I know I’ve asked on here before, but I’m gonna have to ask again. I’ve been turning pots out of Bocote. When I fit everything up on the lathe everything is even and perfectly round where I put the striking surface in. I usually do all the lathe work including sanding at one time and put it into a teak oil soak immediately. It seems like almost every time I go to glue them together I have uneven spacing around my surface. Is there anything I can do to stop this, or does the wood have too much moisture before I turn it? Im over it at this point.


----------



## Mike1950 (Feb 22, 2020)

Do you have a moisture meter?


----------



## Mike1950 (Feb 22, 2020)

If you do not you should. Bocote is pretty stable if dry. If not that is your problem.


----------



## Nate029 (Feb 22, 2020)

Mike1950 said:


> Do you have a moisture meter?


I do not...but I will soon. I suppose its a good tool to have anyways.

Reactions: Like 1


----------



## Nate029 (Feb 22, 2020)

Mike1950 said:


> If you do not you should. Bocote is pretty stable if dry. If not that is your problem.

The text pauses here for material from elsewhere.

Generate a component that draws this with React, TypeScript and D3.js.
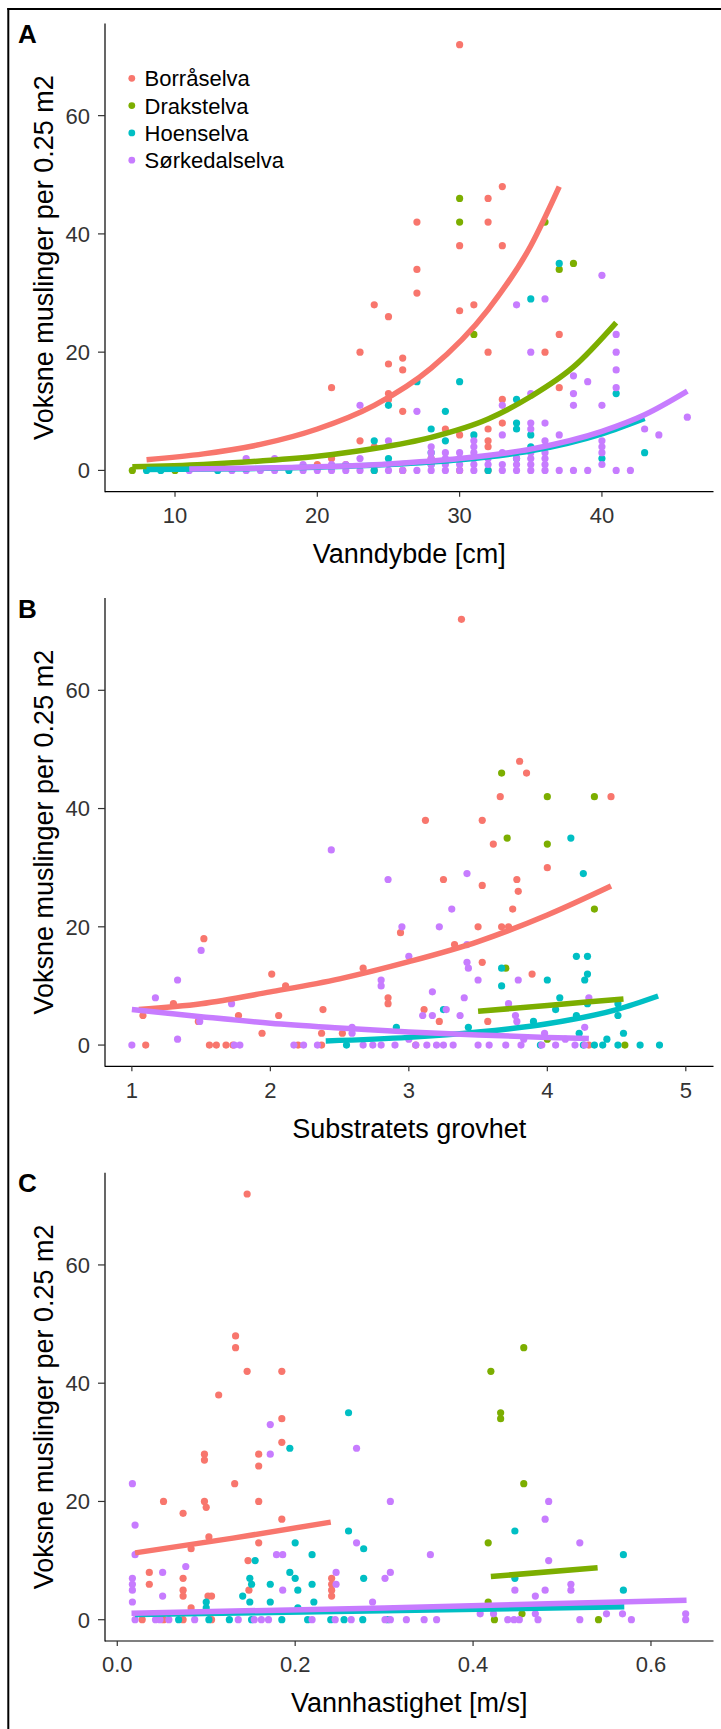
import React from "react";
import * as d3 from "d3";

const rivers = ["Borråselva", "Drakstelva", "Hoenselva", "Sørkedalselva"];
const riverColors = ["#F8766D", "#7CAE00", "#00BFC4", "#C77CFF"];

const yTicks = [0, 20, 40, 60];
const depthTicks = [10, 20, 30, 40];
const substrateTicks = [1, 2, 3, 4, 5];
const velocityTicks = [0, 0.2, 0.4, 0.6];

// ---------- Panel A: water depth ----------
const depthBorra = [[30,72],[33,48],[32,46],[27,42],[32,42],[30,38],[33,38],[27,34],[27,30],[24,28],[31,28],[25,26],[30,27],[23,20],[32,20],[36,20],[37,23],[26,19],[25,18],[26,17],[21,14],[37,14],[25,13],[25,12],[26,10],[33,12],[33,8],[29,7],[32,7],[30,6],[23,5],[32,5],[32,4],[24,4],[28,2],[20,1],[21,2],[22,1],[30,0],[32,0],[26,0],[24,0]];
const depthDrak = [[30,46],[30,42],[36,42],[37,34],[38,35],[31,23],[7,0],[10,0]];
const depthHoen = [[37,35],[35,29],[30,15],[27,15],[29,10],[25,11],[34,12],[41,13],[28,7],[31,6],[34,8],[34,7],[35,6],[24,5],[29,5],[28,3],[43,3],[34,2],[40,2],[25,2],[28,1],[35,4],[8,0],[9,0],[13,0],[18,0],[24,0],[32,0]];
const depthSork = [[40,33],[34,28],[36,29],[41,23],[35,20],[41,20],[41,17],[38,16],[39,15],[41,14],[38,13],[35,13],[23,11],[33,11],[38,11],[40,11],[27,10],[46,9],[35,8],[36,8],[35,7],[43,7],[44,6],[33,6],[37,6],[31,5],[25,5],[28,4],[28,3],[28,2],[28,1],[29,3],[29,2],[29,1],[30,3],[30,2],[30,1],[31,4],[31,3],[31,2],[31,1],[32,2],[32,1],[33,3],[33,1],[34,3],[34,2],[34,1],[35,3],[35,2],[35,1],[36,5],[36,4],[36,3],[36,2],[36,1],[40,5],[40,4],[40,3],[40,1],[15,2],[17,2],[19,1],[21,1],[22,1],[23,2],[11,0],[14,0],[15,0],[16,0],[17,0],[19,0],[20,0],[21,0],[22,0],[23,0],[25,0],[26,0],[27,0],[28,0],[29,0],[30,0],[31,0],[33,0],[34,0],[35,0],[36,0],[37,0],[38,0],[39,0],[41,0],[42,0]];
const depthFitBorra = [[8,1.8],[12,2.8],[16,4.4],[20,7.0],[24,11],[28,17.3],[32,27.2],[35,38],[37,48]];
const depthFitDrak = [[7,0.6],[12,1.0],[16,1.6],[20,2.4],[24,3.7],[28,5.6],[32,8.7],[35,12.5],[38,17.5],[41,25]];
const depthFitHoen = [[8,0.15],[15,0.3],[20,0.55],[25,1.0],[30,1.8],[35,3.3],[40,6.2],[43,8.8]];
const depthFitSork = [[11,0.22],[15,0.35],[20,0.6],[25,1.1],[30,2.0],[35,3.6],[40,6.6],[43,9.4],[46,13.4]];

// ---------- Panel B: substrate coarseness ----------
const substrateBorra = [[3.38,72],[3.80,48],[3.85,46],[3.66,42],[4.46,42],[3.12,38],[3.53,38],[3.61,34],[4.0,30],[3.25,28],[3.78,28],[3.53,27],[3.79,26],[3.75,23],[3.50,20],[3.67,20],[3.72,20],[2.94,19],[1.52,18],[3.33,17],[3.53,14],[2.67,13],[2.01,12],[3.89,12],[2.11,10],[2.85,8],[2.85,7],[1.30,7],[3.11,6],[2.38,6],[1.77,5],[2.06,5],[1.08,5],[3.22,4],[3.57,4],[1.48,4],[1.94,2],[2.37,2],[2.52,2],[1.10,0],[1.56,0],[1.61,0],[1.68,0],[1.73,0],[2.20,0],[2.37,0],[3.05,0],[4.30,0]];
const substrateDrak = [[3.67,46],[4.0,42],[4.34,42],[3.71,35],[4.0,34],[4.34,23],[3.70,13],[4.56,0],[4.0,1]];
const substrateHoen = [[4.17,35],[4.26,29],[4.21,15],[4.29,15],[4.29,12],[4.27,11],[4.0,11],[3.67,13],[3.67,10],[3.25,6],[4.09,8],[4.06,6],[2.91,3],[3.43,3],[3.90,4],[4.21,5],[4.51,5],[4.51,7],[4.29,7],[4.55,2],[4.23,2],[4.43,1],[2.55,0],[3.95,0],[4.26,0],[4.34,0],[4.40,0],[4.51,0],[4.67,0],[4.81,0]];
const substrateSork = [[2.44,33],[2.85,28],[3.42,29],[3.31,23],[2.95,20],[3.22,20],[3.0,15],[3.42,17],[1.50,16],[3.42,14],[3.43,13],[1.33,11],[2.80,11],[2.80,10],[3.50,11],[3.79,11],[3.17,9],[1.17,8],[3.40,8],[3.72,7],[4.30,8],[1.72,7],[3.27,6],[3.17,5],[3.10,5],[3.37,5],[3.77,5],[3.78,4],[1.49,4],[1.33,1],[4.27,3],[3.98,2],[2.59,3],[2.59,2],[3.0,1],[3.83,1],[4.13,1],[1.0,0],[1.74,0],[1.78,0],[2.17,0],[2.24,0],[2.34,0],[2.67,0],[2.74,0],[2.80,0],[2.90,0],[3.05,0],[3.13,0],[3.20,0],[3.25,0],[3.32,0],[3.50,0],[3.58,0],[3.70,0],[3.81,0],[3.96,0],[4.06,0],[4.20,0],[4.27,0]];
const substrateFitBorra = [[1.05,6.0],[1.5,7.0],[2,9.0],[2.5,11.2],[3,14.1],[3.5,17.5],[4,22],[4.46,26.9]];
const substrateFitDrak = [[3.5,5.7],[4,6.7],[4.55,7.8]];
const substrateFitHoen = [[2.4,0.7],[3,1.3],[3.5,2.2],[4,3.6],[4.5,6.0],[4.8,8.3]];
const substrateFitSork = [[1.0,6.0],[1.5,4.8],[2,3.7],[2.5,2.9],[3,2.2],[3.5,1.7],[4,1.3],[4.3,1.1]];

// ---------- Panel C: water velocity ----------
const velocityBorra = [[0.146,72],[0.133,48],[0.133,46],[0.146,42],[0.185,42],[0.114,38],[0.185,34],[0.185,30],[0.098,28],[0.159,28],[0.098,27],[0.159,26],[0.132,23],[0.052,20],[0.098,20],[0.159,20],[0.100,19],[0.074,18],[0.185,17],[0.159,13],[0.103,14],[0.083,12],[0.147,10],[0.036,8],[0.036,6],[0.074,7],[0.074,5],[0.074,4],[0.241,7],[0.241,6],[0.241,5],[0.241,4],[0.148,5],[0.102,4],[0.106,4],[0.083,2],[0.028,0],[0.052,0],[0.074,0],[0.106,0]];
const velocityDrak = [[0.457,46],[0.420,42],[0.431,35],[0.431,34],[0.457,23],[0.417,13],[0.417,3],[0.455,1],[0.424,0],[0.541,0]];
const velocityHoen = [[0.260,35],[0.194,29],[0.260,15],[0.200,13],[0.277,12],[0.447,15],[0.219,11],[0.569,11],[0.155,10],[0.194,8],[0.200,7],[0.149,7],[0.277,7],[0.447,7],[0.151,6],[0.172,6],[0.219,6],[0.203,5],[0.569,5],[0.149,3],[0.100,3],[0.172,3],[0.221,3],[0.141,4],[0.100,2],[0.203,2],[0.069,0],[0.103,0],[0.126,0],[0.151,0],[0.185,0],[0.214,0],[0.240,0],[0.255,0],[0.276,0],[0.304,0]];
const velocitySork = [[0.172,33],[0.269,29],[0.172,28],[0.017,23],[0.307,20],[0.485,20],[0.481,17],[0.020,16],[0.269,13],[0.520,13],[0.020,11],[0.179,11],[0.186,11],[0.352,11],[0.485,10],[0.077,9],[0.051,8],[0.246,8],[0.307,8],[0.017,7],[0.301,7],[0.017,6],[0.246,6],[0.510,6],[0.017,5],[0.186,5],[0.447,5],[0.481,5],[0.510,5],[0.051,4],[0.470,4],[0.017,3],[0.287,3],[0.423,1],[0.408,1],[0.470,1],[0.550,1],[0.568,1],[0.639,1],[0.639,0],[0.020,0],[0.043,0],[0.048,0],[0.058,0],[0.087,0],[0.136,0],[0.154,0],[0.162,0],[0.170,0],[0.219,0],[0.245,0],[0.263,0],[0.301,0],[0.307,0],[0.325,0],[0.345,0],[0.359,0],[0.439,0],[0.446,0],[0.452,0],[0.473,0],[0.520,0],[0.578,0]];
const velocityFitBorra = [[0.02,11.3],[0.13,13.8],[0.24,16.5]];
const velocityFitDrak = [[0.42,7.3],[0.54,8.8]];
const velocityFitHoen = [[0.02,0.9],[0.3,1.5],[0.57,2.2]];
const velocityFitSork = [[0.016,1.1],[0.3,2.0],[0.64,3.3]];

const W = 721, H = 1729;
const panelStep = 574.65;
const plotLeft = 105, plotRight = 713.5, plotTop = 23.4, plotBottom = 491.7;
const yDomain = [-3.6, 75.6];
const FONT = "'Liberation Sans', Arial, Helvetica, sans-serif";

const panels = [
  { label: "A", title: "Vanndybde [cm]", domain: [5.08, 47.84], ticks: depthTicks, fmt: (v: number) => String(v),
    points: [depthBorra, depthDrak, depthHoen, depthSork], fits: [depthFitBorra, depthFitDrak, depthFitHoen, depthFitSork], legend: true },
  { label: "B", title: "Substratets grovhet", domain: [0.806, 5.2], ticks: substrateTicks, fmt: (v: number) => String(v),
    points: [substrateBorra, substrateDrak, substrateHoen, substrateSork], fits: [substrateFitBorra, substrateFitDrak, substrateFitHoen, substrateFitSork], legend: false },
  { label: "C", title: "Vannhastighet [m/s]", domain: [-0.0138, 0.6703], ticks: velocityTicks, fmt: (v: number) => v.toFixed(1),
    points: [velocityBorra, velocityDrak, velocityHoen, velocitySork], fits: [velocityFitBorra, velocityFitDrak, velocityFitHoen, velocityFitSork], legend: false },
];

function Panel({ cfg, off }: { cfg: any; off: number }) {
  const x = d3.scaleLinear().domain(cfg.domain).range([plotLeft, plotRight]);
  const y = d3.scaleLinear().domain(yDomain).range([plotBottom + off, plotTop + off]);
  const line = d3.line<number[]>().x((d) => x(d[0])).y((d) => y(d[1])).curve(d3.curveMonotoneX);
  const cy = (plotTop + plotBottom) / 2 + off;
  return (
    <g>
      <text x={18} y={43 + off} fontSize={26} fontWeight="bold" fill="#000">{cfg.label}</text>
      {cfg.points.map((pts: number[][], k: number) =>
        pts.map((d, j) => <circle key={k + "-" + j} cx={x(d[0])} cy={y(d[1])} r={3.6} fill={riverColors[k]} />)
      )}
      {cfg.fits.map((f: number[][], k: number) => (
        <path key={"f" + k} d={line(f) || ""} fill="none" stroke={riverColors[k]} strokeWidth={5.5} />
      ))}
      <line x1={plotLeft} x2={plotLeft} y1={plotTop + off} y2={plotBottom + off + 0.5} stroke="#000" strokeWidth={1.2} />
      <line x1={plotLeft} x2={plotRight} y1={plotBottom + off} y2={plotBottom + off} stroke="#000" strokeWidth={1.2} />
      {yTicks.map((t) => (
        <g key={"y" + t}>
          <line x1={plotLeft - 7} x2={plotLeft} y1={y(t)} y2={y(t)} stroke="#333" strokeWidth={1.2} />
          <text x={90} y={y(t)} dy="0.36em" textAnchor="end" fontSize={22} fill="#333">{t}</text>
        </g>
      ))}
      {cfg.ticks.map((t: number) => (
        <g key={"x" + t}>
          <line x1={x(t)} x2={x(t)} y1={plotBottom + off} y2={plotBottom + off + 5} stroke="#333" strokeWidth={1.2} />
          <text x={x(t)} y={523 + off} textAnchor="middle" fontSize={22} fill="#333">{cfg.fmt(t)}</text>
        </g>
      ))}
      <text x={(plotLeft + plotRight) / 2} y={563 + off} textAnchor="middle" fontSize={27} fill="#000">{cfg.title}</text>
      <text transform={`translate(53,${cy}) rotate(-90)`} textAnchor="middle" fontSize={27} fill="#000">
        Voksne muslinger per 0.25 m2
      </text>
      {cfg.legend &&
        rivers.map((r, i) => (
          <g key={r}>
            <circle cx={131.8} cy={78.3 + i * 27.3 + off} r={3.4} fill={riverColors[i]} />
            <text x={144.6} y={78.3 + i * 27.3 + off} dy="0.36em" fontSize={22} fill="#000">{r}</text>
          </g>
        ))}
    </g>
  );
}

export default function App() {
  return (
    <svg width={W} height={H} style={{ position: "absolute", left: 0, top: 0, display: "block" }} fontFamily={FONT}>
      <rect x={0} y={0} width={W} height={H} fill="#fff" />
      <line x1={7.3} y1={9} x2={W} y2={9} stroke="#000" strokeWidth={2} />
      <line x1={8.3} y1={8} x2={8.3} y2={H} stroke="#000" strokeWidth={2} />
      {panels.map((p, i) => (
        <Panel key={p.label} cfg={p} off={i * panelStep} />
      ))}
    </svg>
  );
}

What mousture content should be sufficient?

Reactions: Like 1


----------



## Mike1950 (Feb 22, 2020)

Nate029 said:


> What mousture content should be sufficient?


Where do you live? This number will change. Arizona and Florida will be very different. Buy a cheap pinned General moisture meter. Stick wood you have had for a while and you know is dry. That number is your ambient MC. Anything close is close enough. My guess is bocote was wet

Reactions: Agree 1


----------



## Nate029 (Feb 22, 2020)

Mike1950 said:


> Where do you live? This number will change. Arizona and Florida will be very different. Buy a cheap pinned General moisture meter. Stick wood you have had for a while and you know is dry. That number is your ambient MC. Anything close is close enough. My guess is bocote was wet


Im in Indiana. We generally have a good bit if humidity here.

Reactions: Like 1


----------



## Mike1950 (Feb 22, 2020)

Nate029 said:


> Im in Indiana. We generally have a good bit if humidity here.


Yep, so guessing 11,12% is where you end up. If you get kiln dry, 6% put in unheated garage, it will rise to 11,12. Here in summer, high humidity is 30%. I live in a kiln. This was wet wood. Lowe's has general pinned. It takes a beating and gets you close enough. I bet mine is 6 yrs old...

Reactions: Thank You! 1


----------



## trc65 (Feb 22, 2020)

Here is an EMC chart, calculator and a table for the US based on outside conditions.

https://www.woodworkerssource.com/wood-moisture-content.html


----------